The Hypersonics Project of the ARMD Fundamental Aeronautics Program is committed to mastering the science of hypersonic flight in support of NASA's mission: "To pioneer the future in space exploration, scientific discovery, and aeronautics research."
Today, rocket-powered, expendable launch vehicles reach hypersonic speeds in the upper atmosphere while transporting payloads to orbit. Unpowered hypersonic entry vehicles return to earth from near-earth and interplanetary orbits. Probes transit the atmospheres of other planets and land robotic exploration systems. Humans are transported to orbit and back by the Space Shuttle, a semi-reusable system.
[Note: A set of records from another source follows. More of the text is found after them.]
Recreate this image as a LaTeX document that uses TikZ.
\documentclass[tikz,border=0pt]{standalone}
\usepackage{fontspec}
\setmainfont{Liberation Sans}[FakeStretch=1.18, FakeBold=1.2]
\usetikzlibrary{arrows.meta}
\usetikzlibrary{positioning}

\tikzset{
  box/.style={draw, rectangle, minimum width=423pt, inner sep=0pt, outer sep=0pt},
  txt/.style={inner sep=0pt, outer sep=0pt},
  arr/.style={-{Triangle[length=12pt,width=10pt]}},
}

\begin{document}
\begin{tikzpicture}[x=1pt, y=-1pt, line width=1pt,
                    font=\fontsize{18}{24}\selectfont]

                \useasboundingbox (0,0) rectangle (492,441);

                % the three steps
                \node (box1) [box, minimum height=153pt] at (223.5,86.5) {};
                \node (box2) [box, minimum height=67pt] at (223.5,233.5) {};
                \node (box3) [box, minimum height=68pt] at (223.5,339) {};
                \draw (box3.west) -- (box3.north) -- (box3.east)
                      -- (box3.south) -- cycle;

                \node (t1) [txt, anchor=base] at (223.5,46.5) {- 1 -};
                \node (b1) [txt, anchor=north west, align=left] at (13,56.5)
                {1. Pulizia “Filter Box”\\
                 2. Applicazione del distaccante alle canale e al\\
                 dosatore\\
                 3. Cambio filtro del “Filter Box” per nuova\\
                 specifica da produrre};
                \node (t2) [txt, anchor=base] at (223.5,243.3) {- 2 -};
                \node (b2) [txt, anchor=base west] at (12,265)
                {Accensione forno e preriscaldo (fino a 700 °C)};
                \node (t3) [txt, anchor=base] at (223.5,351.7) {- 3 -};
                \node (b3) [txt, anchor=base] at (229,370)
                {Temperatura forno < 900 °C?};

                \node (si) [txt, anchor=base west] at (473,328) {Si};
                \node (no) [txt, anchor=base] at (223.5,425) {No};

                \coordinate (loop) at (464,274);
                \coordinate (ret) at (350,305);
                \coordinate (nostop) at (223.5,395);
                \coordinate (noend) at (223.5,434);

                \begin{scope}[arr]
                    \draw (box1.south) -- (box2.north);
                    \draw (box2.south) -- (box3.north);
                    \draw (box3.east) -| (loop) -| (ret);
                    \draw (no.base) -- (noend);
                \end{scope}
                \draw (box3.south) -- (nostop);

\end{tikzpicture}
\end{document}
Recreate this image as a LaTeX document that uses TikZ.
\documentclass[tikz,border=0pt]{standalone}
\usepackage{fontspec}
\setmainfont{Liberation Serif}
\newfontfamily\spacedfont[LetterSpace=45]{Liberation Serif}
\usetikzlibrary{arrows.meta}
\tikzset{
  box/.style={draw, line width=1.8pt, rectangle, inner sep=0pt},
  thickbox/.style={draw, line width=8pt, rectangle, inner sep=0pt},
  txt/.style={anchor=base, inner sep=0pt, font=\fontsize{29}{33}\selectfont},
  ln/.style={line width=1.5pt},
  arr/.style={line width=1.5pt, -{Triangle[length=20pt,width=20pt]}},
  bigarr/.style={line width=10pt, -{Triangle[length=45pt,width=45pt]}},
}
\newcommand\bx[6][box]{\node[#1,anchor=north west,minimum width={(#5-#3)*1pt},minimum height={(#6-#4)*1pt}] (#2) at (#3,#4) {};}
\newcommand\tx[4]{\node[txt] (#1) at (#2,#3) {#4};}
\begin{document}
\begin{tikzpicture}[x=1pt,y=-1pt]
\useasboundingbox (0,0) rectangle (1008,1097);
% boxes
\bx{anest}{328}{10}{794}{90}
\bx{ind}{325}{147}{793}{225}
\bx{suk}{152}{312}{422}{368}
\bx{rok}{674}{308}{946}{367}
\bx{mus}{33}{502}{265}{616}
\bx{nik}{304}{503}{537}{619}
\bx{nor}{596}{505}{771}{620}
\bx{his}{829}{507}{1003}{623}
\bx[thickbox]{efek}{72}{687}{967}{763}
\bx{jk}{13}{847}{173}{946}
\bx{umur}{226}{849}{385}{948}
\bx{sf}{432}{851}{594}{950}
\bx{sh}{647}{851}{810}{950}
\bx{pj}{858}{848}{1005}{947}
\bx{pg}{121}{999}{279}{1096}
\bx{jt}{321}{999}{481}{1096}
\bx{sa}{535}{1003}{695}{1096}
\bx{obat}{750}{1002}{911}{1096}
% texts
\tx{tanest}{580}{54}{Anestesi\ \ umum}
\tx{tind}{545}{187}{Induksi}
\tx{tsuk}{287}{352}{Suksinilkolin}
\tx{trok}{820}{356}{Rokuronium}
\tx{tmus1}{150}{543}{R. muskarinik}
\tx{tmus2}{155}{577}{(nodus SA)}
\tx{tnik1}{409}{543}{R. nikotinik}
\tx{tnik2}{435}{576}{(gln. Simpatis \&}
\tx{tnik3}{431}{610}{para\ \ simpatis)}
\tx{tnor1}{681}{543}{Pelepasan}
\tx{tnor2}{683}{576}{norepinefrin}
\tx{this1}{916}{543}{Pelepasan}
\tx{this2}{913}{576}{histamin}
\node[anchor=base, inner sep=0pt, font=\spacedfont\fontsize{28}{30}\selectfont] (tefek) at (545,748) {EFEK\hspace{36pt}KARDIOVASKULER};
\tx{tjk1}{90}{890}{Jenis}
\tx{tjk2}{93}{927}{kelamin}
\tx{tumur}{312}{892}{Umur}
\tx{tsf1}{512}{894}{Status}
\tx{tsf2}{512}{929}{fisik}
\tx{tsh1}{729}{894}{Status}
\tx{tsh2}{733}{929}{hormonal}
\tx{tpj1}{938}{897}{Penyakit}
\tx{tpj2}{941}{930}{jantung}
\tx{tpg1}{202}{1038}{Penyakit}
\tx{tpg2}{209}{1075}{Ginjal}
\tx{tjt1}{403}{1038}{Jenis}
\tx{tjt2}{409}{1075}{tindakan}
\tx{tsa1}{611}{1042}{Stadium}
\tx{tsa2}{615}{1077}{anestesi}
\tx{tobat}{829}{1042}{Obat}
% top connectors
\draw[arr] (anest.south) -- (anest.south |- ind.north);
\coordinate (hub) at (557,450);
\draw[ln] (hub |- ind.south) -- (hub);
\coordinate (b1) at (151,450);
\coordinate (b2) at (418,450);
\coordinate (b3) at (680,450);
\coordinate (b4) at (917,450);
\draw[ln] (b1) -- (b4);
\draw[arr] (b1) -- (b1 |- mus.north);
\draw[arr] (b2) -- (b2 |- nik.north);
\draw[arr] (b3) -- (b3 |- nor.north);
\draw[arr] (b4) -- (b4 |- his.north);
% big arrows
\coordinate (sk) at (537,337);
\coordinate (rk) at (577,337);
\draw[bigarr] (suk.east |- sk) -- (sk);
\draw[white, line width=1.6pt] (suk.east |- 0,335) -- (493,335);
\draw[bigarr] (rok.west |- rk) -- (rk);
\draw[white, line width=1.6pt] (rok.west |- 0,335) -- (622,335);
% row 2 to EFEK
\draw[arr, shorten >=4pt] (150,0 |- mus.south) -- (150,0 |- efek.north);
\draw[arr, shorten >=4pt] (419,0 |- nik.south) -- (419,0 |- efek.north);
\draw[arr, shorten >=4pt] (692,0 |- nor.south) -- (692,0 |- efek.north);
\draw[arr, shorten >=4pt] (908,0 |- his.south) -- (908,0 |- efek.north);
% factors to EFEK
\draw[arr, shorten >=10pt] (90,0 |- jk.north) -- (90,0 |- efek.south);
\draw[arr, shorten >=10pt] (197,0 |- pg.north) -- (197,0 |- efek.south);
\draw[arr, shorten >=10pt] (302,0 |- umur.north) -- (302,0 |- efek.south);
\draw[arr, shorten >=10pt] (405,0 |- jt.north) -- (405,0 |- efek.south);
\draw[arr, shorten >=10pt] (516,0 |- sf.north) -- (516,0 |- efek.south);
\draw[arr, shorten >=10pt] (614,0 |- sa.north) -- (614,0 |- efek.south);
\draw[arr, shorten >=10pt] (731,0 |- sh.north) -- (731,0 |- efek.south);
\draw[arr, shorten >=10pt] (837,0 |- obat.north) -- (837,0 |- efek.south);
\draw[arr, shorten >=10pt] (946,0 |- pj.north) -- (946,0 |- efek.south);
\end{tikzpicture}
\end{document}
While these are extraordinary accomplishments, the extreme heating of hypersonic flight requires designers to resort to large margins to mitigate uncertainties, resulting in reduced mission capabilities and increased costs.
The Hypersonics Project focuses on the development and validation of foundational tools and technologies for two hypersonic system classes: the Highly Reliable Reusable Launch Systems (HRRLS) class, an airbreathing space launch vehicle, and the High Mass Mars Entry Systems (HMMES) class, a large vehicle focused on transporting humans to and from Mars.
A key objective of the Hypersonics Project is to develop methods and tools that adequately model fundamental physics, and allow credible, physics-based optimization for future operational hypersonic vehicle systems of the two classes identified above. This research will enable highly reliable and efficient hypersonic systems to emerge. A stable, long-term commitment to investment in foundational hypersonics research should lead to sufficient understanding of the underlying physics. Then design methods can achieve the level of knowledge required to fully utilize the possibilities of hypersonic flight, and enable it to become routine.